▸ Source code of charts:
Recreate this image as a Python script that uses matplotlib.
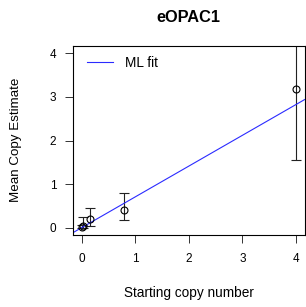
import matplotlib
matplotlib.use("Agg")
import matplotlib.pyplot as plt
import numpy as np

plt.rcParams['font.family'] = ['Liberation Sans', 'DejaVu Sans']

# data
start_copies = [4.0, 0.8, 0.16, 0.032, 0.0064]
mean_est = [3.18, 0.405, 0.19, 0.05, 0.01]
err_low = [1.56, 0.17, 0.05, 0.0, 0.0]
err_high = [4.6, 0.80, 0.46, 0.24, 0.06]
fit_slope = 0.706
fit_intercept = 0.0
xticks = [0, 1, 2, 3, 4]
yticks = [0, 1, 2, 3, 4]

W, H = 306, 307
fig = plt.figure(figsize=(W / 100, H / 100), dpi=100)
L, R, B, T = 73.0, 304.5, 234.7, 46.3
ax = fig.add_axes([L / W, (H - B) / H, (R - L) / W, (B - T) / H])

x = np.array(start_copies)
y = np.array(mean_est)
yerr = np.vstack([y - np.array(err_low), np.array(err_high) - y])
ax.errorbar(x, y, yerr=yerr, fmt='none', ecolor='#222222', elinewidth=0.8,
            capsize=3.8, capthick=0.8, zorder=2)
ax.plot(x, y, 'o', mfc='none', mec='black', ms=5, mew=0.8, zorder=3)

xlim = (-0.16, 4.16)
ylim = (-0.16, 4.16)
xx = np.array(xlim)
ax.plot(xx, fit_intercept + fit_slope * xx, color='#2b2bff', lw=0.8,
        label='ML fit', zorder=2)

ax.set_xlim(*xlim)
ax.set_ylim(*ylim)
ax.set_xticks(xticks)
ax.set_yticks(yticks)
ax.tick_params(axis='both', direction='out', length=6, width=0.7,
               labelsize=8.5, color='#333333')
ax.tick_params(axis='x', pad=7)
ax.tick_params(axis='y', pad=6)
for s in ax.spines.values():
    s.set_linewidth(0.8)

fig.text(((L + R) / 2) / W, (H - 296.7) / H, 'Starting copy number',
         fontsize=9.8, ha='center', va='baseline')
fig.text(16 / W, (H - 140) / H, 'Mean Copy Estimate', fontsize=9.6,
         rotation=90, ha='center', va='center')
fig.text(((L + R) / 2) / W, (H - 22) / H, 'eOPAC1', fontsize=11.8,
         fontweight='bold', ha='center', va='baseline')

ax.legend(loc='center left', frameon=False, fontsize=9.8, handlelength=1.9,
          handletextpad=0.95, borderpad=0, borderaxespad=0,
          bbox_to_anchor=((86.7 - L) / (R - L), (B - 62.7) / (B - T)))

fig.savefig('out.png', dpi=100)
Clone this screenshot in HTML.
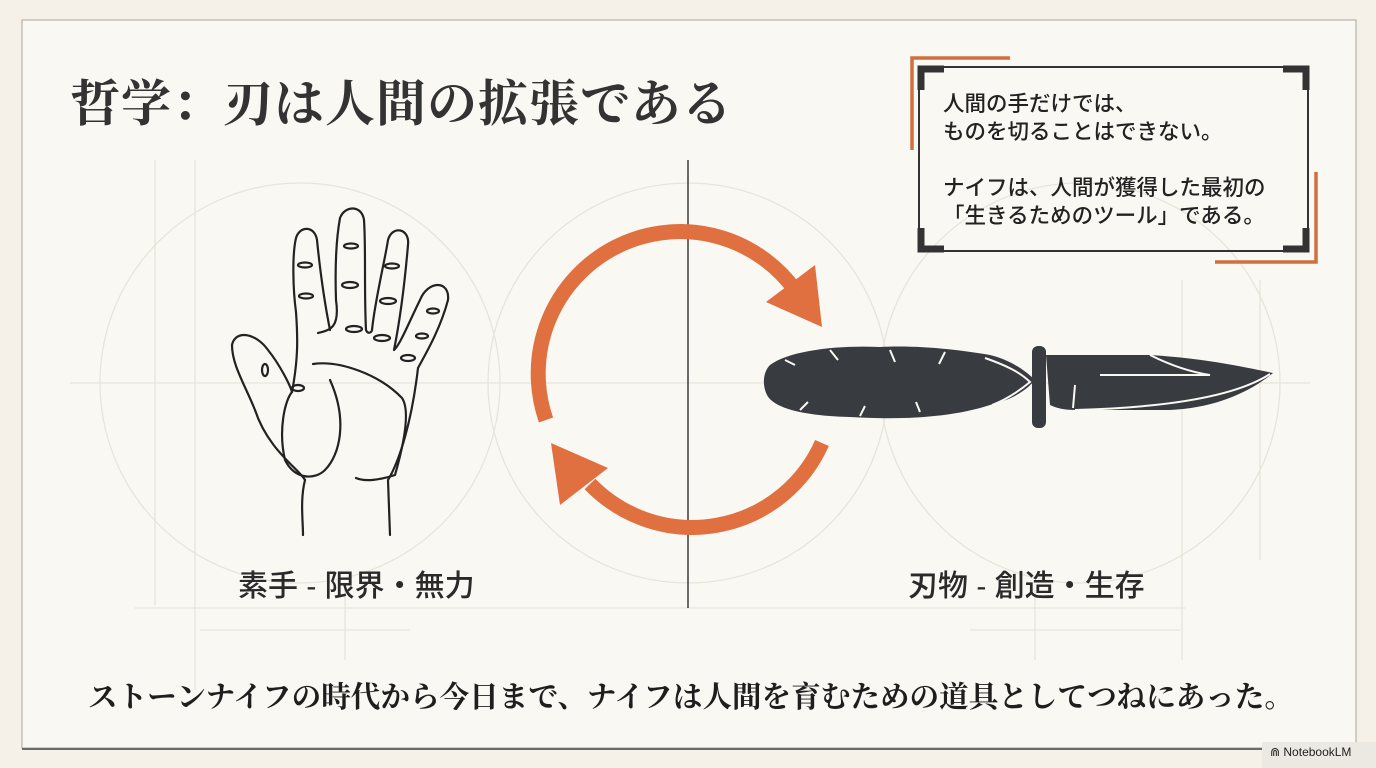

▸ Task description: From the first line above through the line containing "s.set_linewidth(0.8)", copy everything exactly, without the pictures.

▸ Result for this exercise:
Recreate this image as a Python script that uses matplotlib.
import matplotlib
matplotlib.use("Agg")
import matplotlib.pyplot as plt
import numpy as np

plt.rcParams['font.family'] = ['Liberation Sans', 'DejaVu Sans']

# data
start_copies = [4.0, 0.8, 0.16, 0.032, 0.0064]
mean_est = [3.18, 0.405, 0.19, 0.05, 0.01]
err_low = [1.56, 0.17, 0.05, 0.0, 0.0]
err_high = [4.6, 0.80, 0.46, 0.24, 0.06]
fit_slope = 0.706
fit_intercept = 0.0
xticks = [0, 1, 2, 3, 4]
yticks = [0, 1, 2, 3, 4]

W, H = 306, 307
fig = plt.figure(figsize=(W / 100, H / 100), dpi=100)
L, R, B, T = 73.0, 304.5, 234.7, 46.3
ax = fig.add_axes([L / W, (H - B) / H, (R - L) / W, (B - T) / H])

x = np.array(start_copies)
y = np.array(mean_est)
yerr = np.vstack([y - np.array(err_low), np.array(err_high) - y])
ax.errorbar(x, y, yerr=yerr, fmt='none', ecolor='#222222', elinewidth=0.8,
            capsize=3.8, capthick=0.8, zorder=2)
ax.plot(x, y, 'o', mfc='none', mec='black', ms=5, mew=0.8, zorder=3)

xlim = (-0.16, 4.16)
ylim = (-0.16, 4.16)
xx = np.array(xlim)
ax.plot(xx, fit_intercept + fit_slope * xx, color='#2b2bff', lw=0.8,
        label='ML fit', zorder=2)

ax.set_xlim(*xlim)
ax.set_ylim(*ylim)
ax.set_xticks(xticks)
ax.set_yticks(yticks)
ax.tick_params(axis='both', direction='out', length=6, width=0.7,
               labelsize=8.5, color='#333333')
ax.tick_params(axis='x', pad=7)
ax.tick_params(axis='y', pad=6)
for s in ax.spines.values():
    s.set_linewidth(0.8)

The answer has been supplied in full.